Results can be explored on the AAUP’s interactive data website, at https://data.aaup.org, which includes institution-level data and tools for summarizing those data by region, state, institution size, Carnegie Classification, and other variables. AAUP chapter leaders, AAUP state conference officers, and local presidents from the American Federation of Teachers can request raw data access free of charge for their business purposes, and institutions can purchase raw data access for a fee. Summary tables are now available at https://www.aaup.org/ARES, along with institution-level appendices to accompany the forthcoming Annual Report on the Economic Status of the Profession, 2022–23, which will be published online in June and printed in August in the summer issue of Academe. Final data sets, including corrected appendices, will be released in July.
Data collection for the AAUP’s 2022–23 Faculty Compensation Survey concluded in March, with nearly 900 US colleges and universities providing employment and compensation data for approximately 370,000 full-time and 90,000 part-time faculty members as well as for senior administrators at more than 500 institutions.
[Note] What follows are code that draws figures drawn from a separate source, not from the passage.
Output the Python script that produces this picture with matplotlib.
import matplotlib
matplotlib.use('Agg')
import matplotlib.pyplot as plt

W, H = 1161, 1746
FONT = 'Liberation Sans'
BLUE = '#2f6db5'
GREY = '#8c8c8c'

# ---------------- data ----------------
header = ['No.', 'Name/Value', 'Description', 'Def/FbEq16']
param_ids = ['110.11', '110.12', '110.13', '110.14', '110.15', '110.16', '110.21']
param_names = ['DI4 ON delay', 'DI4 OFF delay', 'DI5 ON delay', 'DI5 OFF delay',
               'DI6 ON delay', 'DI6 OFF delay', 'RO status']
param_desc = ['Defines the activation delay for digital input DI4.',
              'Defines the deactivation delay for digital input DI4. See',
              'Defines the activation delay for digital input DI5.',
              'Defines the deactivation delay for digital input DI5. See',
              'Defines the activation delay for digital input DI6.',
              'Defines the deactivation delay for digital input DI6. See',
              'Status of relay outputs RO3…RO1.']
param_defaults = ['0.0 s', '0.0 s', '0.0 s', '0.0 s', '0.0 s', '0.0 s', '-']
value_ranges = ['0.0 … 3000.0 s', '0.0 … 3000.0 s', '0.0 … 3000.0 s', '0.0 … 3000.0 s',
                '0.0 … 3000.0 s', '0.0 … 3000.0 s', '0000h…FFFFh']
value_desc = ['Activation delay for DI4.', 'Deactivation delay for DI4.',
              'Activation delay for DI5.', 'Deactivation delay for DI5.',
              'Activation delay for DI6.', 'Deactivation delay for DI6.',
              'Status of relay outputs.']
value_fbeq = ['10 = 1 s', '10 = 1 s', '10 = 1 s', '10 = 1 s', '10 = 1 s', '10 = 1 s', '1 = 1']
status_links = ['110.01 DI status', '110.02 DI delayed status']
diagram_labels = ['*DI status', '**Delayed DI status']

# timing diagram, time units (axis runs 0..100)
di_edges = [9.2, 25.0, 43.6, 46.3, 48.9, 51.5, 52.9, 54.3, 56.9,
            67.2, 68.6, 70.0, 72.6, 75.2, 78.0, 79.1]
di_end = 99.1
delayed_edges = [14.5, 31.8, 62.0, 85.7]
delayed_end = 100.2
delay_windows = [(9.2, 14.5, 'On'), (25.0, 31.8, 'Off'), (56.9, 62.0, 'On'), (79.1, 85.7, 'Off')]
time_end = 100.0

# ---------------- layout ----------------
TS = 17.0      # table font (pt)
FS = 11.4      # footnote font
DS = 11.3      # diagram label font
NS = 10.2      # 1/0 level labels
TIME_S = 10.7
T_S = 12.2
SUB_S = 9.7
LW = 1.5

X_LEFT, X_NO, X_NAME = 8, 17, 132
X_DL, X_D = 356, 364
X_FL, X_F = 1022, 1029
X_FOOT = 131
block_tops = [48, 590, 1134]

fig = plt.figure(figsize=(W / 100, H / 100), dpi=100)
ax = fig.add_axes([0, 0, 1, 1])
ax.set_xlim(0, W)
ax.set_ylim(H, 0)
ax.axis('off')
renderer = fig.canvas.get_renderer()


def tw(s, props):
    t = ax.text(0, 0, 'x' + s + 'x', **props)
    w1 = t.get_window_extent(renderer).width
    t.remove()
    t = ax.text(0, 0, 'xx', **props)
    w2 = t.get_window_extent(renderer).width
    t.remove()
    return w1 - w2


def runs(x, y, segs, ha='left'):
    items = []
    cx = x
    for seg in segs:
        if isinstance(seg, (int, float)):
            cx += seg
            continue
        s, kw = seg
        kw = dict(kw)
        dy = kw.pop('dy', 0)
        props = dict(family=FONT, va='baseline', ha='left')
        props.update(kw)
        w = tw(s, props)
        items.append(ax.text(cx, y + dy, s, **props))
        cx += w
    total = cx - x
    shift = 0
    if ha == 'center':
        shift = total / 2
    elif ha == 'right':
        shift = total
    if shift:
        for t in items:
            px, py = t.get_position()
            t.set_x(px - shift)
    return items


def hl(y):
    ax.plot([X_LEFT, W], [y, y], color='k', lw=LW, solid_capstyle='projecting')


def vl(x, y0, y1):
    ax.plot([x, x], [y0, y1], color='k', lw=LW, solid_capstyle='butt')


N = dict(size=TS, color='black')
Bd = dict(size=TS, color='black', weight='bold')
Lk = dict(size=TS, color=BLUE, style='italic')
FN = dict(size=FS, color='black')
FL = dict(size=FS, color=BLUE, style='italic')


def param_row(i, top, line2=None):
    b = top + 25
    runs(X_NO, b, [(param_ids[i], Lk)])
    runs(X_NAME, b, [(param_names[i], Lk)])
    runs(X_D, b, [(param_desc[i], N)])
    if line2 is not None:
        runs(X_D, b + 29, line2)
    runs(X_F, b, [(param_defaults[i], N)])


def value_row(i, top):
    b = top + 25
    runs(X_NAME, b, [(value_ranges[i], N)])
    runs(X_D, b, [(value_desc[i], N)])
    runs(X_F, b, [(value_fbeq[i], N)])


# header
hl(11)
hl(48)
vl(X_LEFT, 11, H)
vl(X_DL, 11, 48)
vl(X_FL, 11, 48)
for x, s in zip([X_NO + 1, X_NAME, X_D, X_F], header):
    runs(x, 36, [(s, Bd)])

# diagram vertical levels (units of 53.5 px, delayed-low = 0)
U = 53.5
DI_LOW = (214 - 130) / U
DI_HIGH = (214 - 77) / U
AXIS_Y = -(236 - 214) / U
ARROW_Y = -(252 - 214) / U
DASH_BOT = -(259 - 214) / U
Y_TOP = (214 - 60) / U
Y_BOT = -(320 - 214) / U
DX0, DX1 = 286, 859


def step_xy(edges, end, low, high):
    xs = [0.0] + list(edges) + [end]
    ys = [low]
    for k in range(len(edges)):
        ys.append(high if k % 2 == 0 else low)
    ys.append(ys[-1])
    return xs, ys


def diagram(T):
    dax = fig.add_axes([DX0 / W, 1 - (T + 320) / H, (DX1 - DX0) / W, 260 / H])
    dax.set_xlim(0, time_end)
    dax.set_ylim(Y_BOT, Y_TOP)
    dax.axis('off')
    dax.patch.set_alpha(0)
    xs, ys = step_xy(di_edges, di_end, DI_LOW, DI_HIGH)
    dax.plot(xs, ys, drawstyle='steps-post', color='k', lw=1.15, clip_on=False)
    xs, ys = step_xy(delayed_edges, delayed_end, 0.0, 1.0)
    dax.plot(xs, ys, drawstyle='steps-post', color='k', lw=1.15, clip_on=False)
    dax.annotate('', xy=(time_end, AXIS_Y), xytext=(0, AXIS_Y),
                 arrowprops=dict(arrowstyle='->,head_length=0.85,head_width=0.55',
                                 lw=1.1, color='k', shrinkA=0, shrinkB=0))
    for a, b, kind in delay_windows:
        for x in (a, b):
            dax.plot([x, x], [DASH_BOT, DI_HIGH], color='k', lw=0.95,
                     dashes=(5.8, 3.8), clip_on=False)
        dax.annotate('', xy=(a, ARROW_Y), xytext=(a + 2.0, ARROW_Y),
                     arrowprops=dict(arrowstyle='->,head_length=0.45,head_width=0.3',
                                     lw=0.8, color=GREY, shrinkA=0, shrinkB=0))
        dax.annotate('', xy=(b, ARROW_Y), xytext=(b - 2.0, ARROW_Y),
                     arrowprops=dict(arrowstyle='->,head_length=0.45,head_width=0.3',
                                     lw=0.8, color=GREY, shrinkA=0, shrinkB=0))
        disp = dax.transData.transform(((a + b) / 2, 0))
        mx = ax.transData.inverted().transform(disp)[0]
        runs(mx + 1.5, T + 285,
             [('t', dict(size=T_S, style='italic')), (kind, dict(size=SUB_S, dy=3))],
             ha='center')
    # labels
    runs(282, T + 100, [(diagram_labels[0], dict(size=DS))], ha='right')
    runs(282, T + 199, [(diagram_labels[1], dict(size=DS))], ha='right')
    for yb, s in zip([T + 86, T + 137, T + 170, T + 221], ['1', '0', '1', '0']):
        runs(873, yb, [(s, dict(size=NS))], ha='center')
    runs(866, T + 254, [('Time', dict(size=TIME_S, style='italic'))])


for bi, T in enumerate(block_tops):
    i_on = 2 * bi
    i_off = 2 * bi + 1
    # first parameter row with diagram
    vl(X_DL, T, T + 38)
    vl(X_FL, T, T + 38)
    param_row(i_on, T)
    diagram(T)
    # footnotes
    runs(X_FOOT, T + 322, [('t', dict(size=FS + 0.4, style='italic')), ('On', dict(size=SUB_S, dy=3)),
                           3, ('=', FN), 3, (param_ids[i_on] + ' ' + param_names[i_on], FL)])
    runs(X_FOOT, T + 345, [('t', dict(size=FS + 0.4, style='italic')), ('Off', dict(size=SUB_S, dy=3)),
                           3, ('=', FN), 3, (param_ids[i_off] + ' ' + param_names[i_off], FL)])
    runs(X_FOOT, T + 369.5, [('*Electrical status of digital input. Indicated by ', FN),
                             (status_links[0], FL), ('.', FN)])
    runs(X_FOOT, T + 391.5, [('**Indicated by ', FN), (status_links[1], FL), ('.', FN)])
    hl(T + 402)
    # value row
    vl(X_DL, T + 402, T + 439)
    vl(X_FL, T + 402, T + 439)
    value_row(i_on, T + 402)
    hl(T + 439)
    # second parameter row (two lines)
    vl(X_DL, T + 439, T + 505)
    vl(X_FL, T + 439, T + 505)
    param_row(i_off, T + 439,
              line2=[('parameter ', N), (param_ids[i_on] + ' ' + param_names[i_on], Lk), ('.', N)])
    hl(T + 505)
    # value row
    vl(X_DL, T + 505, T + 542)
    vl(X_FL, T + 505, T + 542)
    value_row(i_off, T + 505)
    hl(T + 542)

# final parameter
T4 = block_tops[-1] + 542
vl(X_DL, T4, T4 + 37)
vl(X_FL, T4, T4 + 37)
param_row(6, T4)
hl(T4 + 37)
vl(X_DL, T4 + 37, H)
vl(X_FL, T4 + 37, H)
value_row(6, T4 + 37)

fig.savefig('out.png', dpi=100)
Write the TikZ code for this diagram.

Participants reflected the wide range of institution types across the United States, including nearly 300 doctoral universities, 250 regional universities, 200 liberal arts colleges, 100 community colleges, and 180 minority-serving institutions.
Last year’s Annual Report on the Economic Status of the Profession documented a 5.0 percent decrease in average real wages for full-time faculty members, after adjusting for inflation, representing the greatest one-year decrease in real wages for full-time faculty since the AAUP began tracking the measure in 1972. This year’s annual report will document the economic status of faculty in a year when the Consumer Price Index for All Urban Consumers rose 6.5 percent from December to December, following a 7.0 percent increase the previous year, which was the largest percentage increase since 1981. The report will document the economic status of both full-time and part-time faculty members as well as the continued underrepresentation of women full-time faculty members in higher ranks and gender pay disparities.